Consider a binary operation ~\odot~ defined on digits ~0~ to ~9~, ~\odot : \{0, 1, \dots, 9\} \times \{0, 1, \dots, 9\} \to \{0, 1, \dots, 9\}~, such that ~0 \odot 0 = 0~.

A binary operator ~\otimes~ is a generalization of ~\odot~ to the set of non-negative integers, ~\otimes : \mathbb Z_{0+} \times \mathbb Z_{0+} \to \mathbb Z_{0+}~. The result of ~a \otimes b~ is defined in the following way: if one of the numbers ~a~ and ~b~ has fewer digits than the other in decimal notation, then append leading zeroes to it, so that the numbers are of the same length; then apply the operation ~\odot~ digit-wise to the corresponding digits of ~a~ and ~b~.

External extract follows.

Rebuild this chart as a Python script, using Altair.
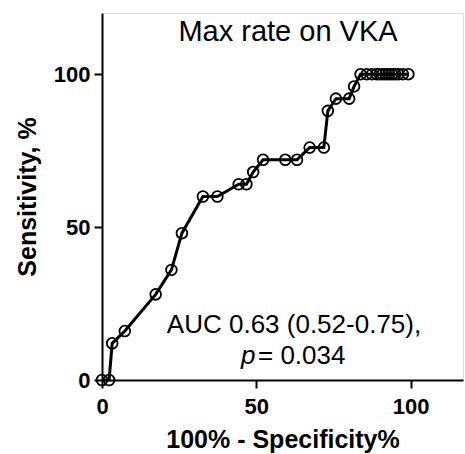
import altair as alt
import pandas as pd

fpr = [0, 2.3, 3.3, 7.4, 17.4, 22.5, 25.9, 32.7, 37.4, 44.3, 46.8, 49.0, 52.2, 59.4, 63.2,
       67.3, 71.9, 73.2, 75.8, 80.1, 81.7, 83.8, 85.8, 87.5, 89.0, 90.0, 91.0, 92.0, 93.0,
       94.0, 95.0, 96.0, 97.5, 99.3]
sens = [0, 0, 12, 16, 28, 36, 48, 60, 60, 64, 64, 68, 72, 72, 72,
        76, 76, 88, 92, 92, 96, 100, 100, 100, 100, 100, 100, 100, 100,
        100, 100, 100, 100, 100]

title_text = "Max rate on VKA"
auc_text = "AUC 0.63 (0.52-0.75),"
p_text = "p"
pval_text = "= 0.034"

df = pd.DataFrame({"fpr": fpr, "sens": sens, "order": list(range(len(fpr)))})

FONT = "Liberation Sans"
W, H = 361, 367

x = alt.X("fpr:Q", scale=alt.Scale(domain=[0, 117], nice=False, zero=False),
          axis=alt.Axis(values=[0, 50, 100], title="100%  - Specificity%", grid=False,
                        domainColor="black", domainWidth=2, tickColor="black", tickWidth=2,
                        tickSize=8, labelFont=FONT, labelFontSize=22, labelFontWeight="bold",
                        labelColor="black", labelPadding=8, titleFont=FONT, titleFontSize=25,
                        titleFontWeight="bold", titleColor="black", titlePadding=10,
                        labelFlush=False))
y = alt.Y("sens:Q", scale=alt.Scale(domain=[0, 120], nice=False),
          axis=alt.Axis(values=[0, 50, 100], title="Sensitivity, %", grid=False,
                        domainColor="black", domainWidth=2, tickColor="black", tickWidth=2,
                        tickSize=8, labelFont=FONT, labelFontSize=22, labelFontWeight="bold",
                        labelColor="black", labelPadding=4, titleFont=FONT, titleFontSize=25,
                        titleFontWeight="bold", titleColor="black", titlePadding=13,
                        labelFlush=False))

line = alt.Chart(df).mark_line(color="black", strokeWidth=3, clip=False).encode(
    x=x, y=y, order="order:Q")
pts = alt.Chart(df).mark_point(shape="circle", filled=False, color="black", size=115,
                               strokeWidth=1.8, opacity=1, clip=False).encode(x=x, y=y)

def txt(s, px, py, size, style="normal", weight="normal", align="center"):
    return alt.Chart(pd.DataFrame({"t": [s]})).mark_text(
        font=FONT, fontSize=size, fontStyle=style, fontWeight=weight, color="black",
        align=align, baseline="alphabetic").encode(
        text="t:N", x=alt.value(px), y=alt.value(py))

title = txt(title_text, 186, 28, 29)
auc = txt(auc_text, 192, 320, 26)
p1 = txt(p_text, 139, 351, 26, style="italic", align="left")
p2 = txt(pval_text, 156, 351, 26, align="left")

chart = alt.layer(line, pts, title, auc, p1, p2).properties(
    width=W, height=H, padding={"left": 102, "top": 13, "right": 2, "bottom": 74},
    autosize=alt.AutoSizeParams(type="none"),
).configure_view(stroke=None).configure(background="white")

chart.save("out.html", embed_options={"renderer": "svg", "actions": False})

Example. If ~a \odot b = ab \bmod 10~, then ~5566 \otimes 239 = 84~.

Let us define ~\otimes~ to be left-associative, that is, ~a \otimes b \otimes c~ is to be interpreted as ~(a \otimes b) \otimes c~.

Given a binary operation ~\odot~ and two non-negative integers ~a~ and ~b~, calculate the value of ~a \otimes (a+1) \otimes (a+2) \otimes \dots \otimes (b-1) \otimes b~.

Input Specification

The first ten lines of the input contain the description of the binary operation ~\odot~. The ~i^\text{th}~ line of the input contains a space-separated list of ten digits - the ~j^\text{th}~ digit in this list is equal to ~(i-1) \odot (j-1)~.
The first digit in the first line is always ~0~.
The eleventh line of the input contains two non-negative integers ~a~ and ~b~ ~(0 \le a \le b \le 10^{18})~.

Output Specification

Output a single number - the value of ~a \otimes (a+1) \otimes (a+2) \otimes \dots \otimes (b-1) \otimes b~ without extra leading zeroes.

Sample Input

0 1 2 3 4 5 6 7 8 9
1 2 3 4 5 6 7 8 9 0
2 3 4 5 6 7 8 9 0 1
3 4 5 6 7 8 9 0 1 2
4 5 6 7 8 9 0 1 2 3
5 6 7 8 9 0 1 2 3 4
6 7 8 9 0 1 2 3 4 5
7 8 9 0 1 2 3 4 5 6
8 9 0 1 2 3 4 5 6 7
9 0 1 2 3 4 5 6 7 8
0 10

Sample Output

15